When it comes to the World Olive Oil Competition, my thinking has always been to recognize and celebrate every producer who manages to achieve outstanding quality.

That's why I decided years ago to do away with the Best in Class award, saying at the time, "Crafting a high-quality olive oil is an arduous task. Every producer who manages to do so deserves to be recognized without unjustified hierarchies."

The notion that an oil that received a score of 96 by a panel of judges is better than an oil that scored a 94 is nonsense. Sensory analysis is the best way to record how an oil tastes at the time, but it's an imperfect metric.

I know that a panel can score an oil a 78, and then 82 a few hours later. As I explained in announcing my decision back then, "even the line between ‘good’ and ‘great’ can be fuzzy."

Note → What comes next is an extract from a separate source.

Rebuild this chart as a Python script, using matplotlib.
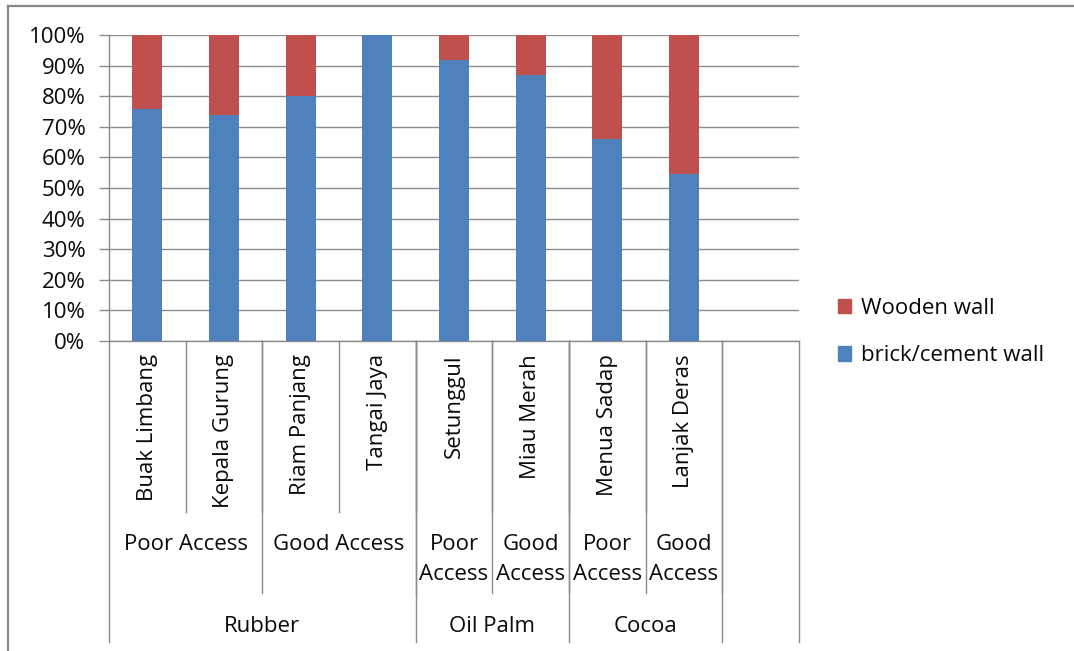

Over the years, we led the way in providing value to all producers of quality. Back when competitions did nothing more than post their list of winners in a PDF, we built an online guide with original product images, profiles, links to producers' websites, retail locator, pairing app and tourism finder. Among the winning brands, we never surmise that one is better than another.

At some point, we noticed a few producers posting that their brands were declared the "best in the world" by someone whose business plan was apparently to tally the results from olive oil competitions around the world and order them according to how many awards they won in all. So producers who could afford to enter a dozen competitions were top ranked, while those with smaller marketing budgets were sidelined.

The point, it seemed to me at the time, was to sell stickers. Ugly "World's Best EVOO" stickers doled out by some guy in Germany with a calculator. I moved on.

Then another guy in butter country, this time the Netherlands I think, started his own ranking (like all industries, ours is rife with plagiarists who can't think for themselves) with another clunky website, ugly sticker, and the divine name EVOOWR.

Web analytics tools revealed that the two sites were getting almost zero traffic, which made sense. Why would consumers be drawn to hollow, homely, aggregated lists of olive oil brands?

One of these tallymen asked in an email for a spreadsheet of our results to make his job easier (no). The other decided one day to cut back on the contests he had to compute by excluding some based on whether the judging was in-person or done remotely.

And yet, to my dismay, I saw at least one competition organizer boasting that their contest was among the ones included in these armchair "world rankings" – rankings that penalized smaller producers, attracted no consumer interest and were based on arbitrary criteria. It was all nonsense.

Something had to be done.

I decided to let my technical team loose on building a ranking system done our way. It highlights consistent excellence, supports producers of all sizes and introduces an array of innovations designed to enlighten consumers on the value of high-quality extra virgin olive oils.

The Olive Oil Times World Ranking

Every producer's page includes a complete record of achievements, links to their websites and social channels, product images and press coverage. More than 1,500 producers are indexed, updated in real time as the World Olive Oil Competition results are certified.

I didn't want to do it. And yet, when the objective is not to sell stickers, but instead to boost all producers of excellence and educate the public using a transparent methodology, it aligns with our values.

Readers seem to like it – more than a million have checked out the platform so far. They're using the AI image search function to see if products they see at the store are vetted; learning about quality criteria, cultivars and defects; and they're clicking through to producers' websites to find more about the people behind the winning brands.

It's a new way to present the mountain of data from the world's largest annual quality assessment of olive oil brands. The best way, however, to truly rank one olive oil over another is to ask, "Which one would you like to enjoy right now?"